According to reports, Ezeh was sentenced by a federal court in Michigan to 70 months in prison over allegations that she diverted approximately $1.4 million linked to a nonprofit organisation she founded.

Authorities said the nonprofit had originally gained recognition for supporting early childhood education and helping disadvantaged children gain access to learning opportunities.

However, investigators later discovered financial irregularities tied to the organisation, leading to federal charges and legal proceedings against the former educator.

Reports indicate that Ezeh entered the courtroom as a respected academic and nonprofit founder but left in federal custody following the sentencing.

The case has attracted attention due to the scale of the fraud and the nature of the organisation involved, particularly because the funds were intended to support vulnerable children.

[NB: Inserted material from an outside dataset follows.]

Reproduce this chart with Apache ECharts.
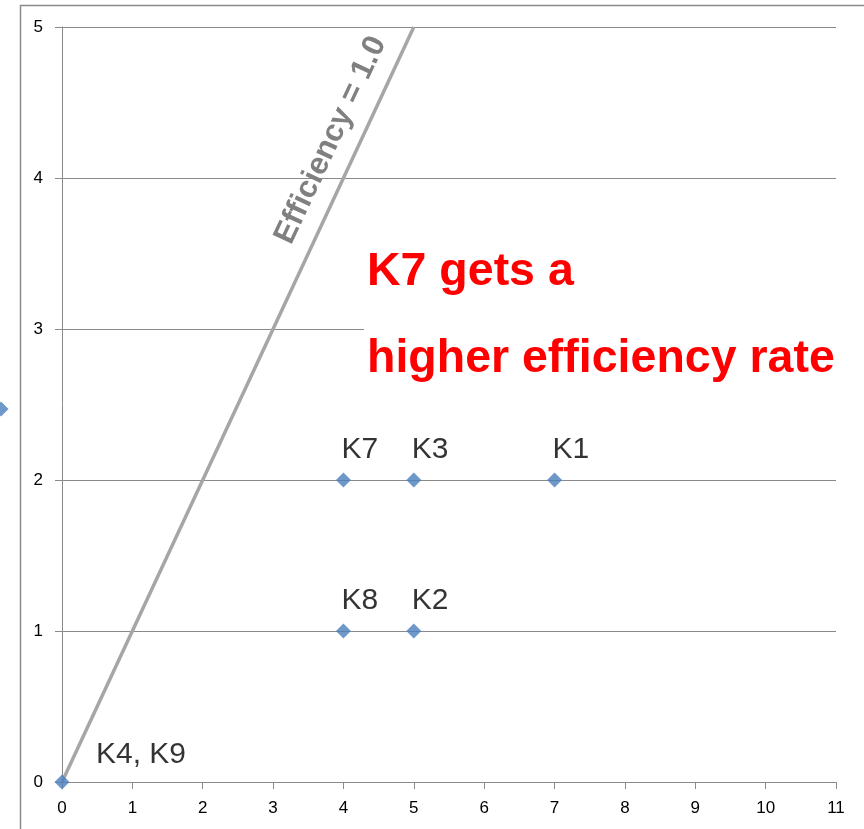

US prosecutors reportedly argued that the diverted funds were used for personal expenses and unauthorised financial activities rather than the educational programmes for which they were approved.

The sentencing marks the conclusion of a major investigation into misuse of nonprofit funds and financial misconduct tied to educational support initiatives.

Observers say the case highlights increasing scrutiny by authorities on the management and accountability of nonprofit organisations receiving public or donor funding.

The development has also sparked conversations around transparency, financial oversight, and the importance of accountability within charitable institutions globally.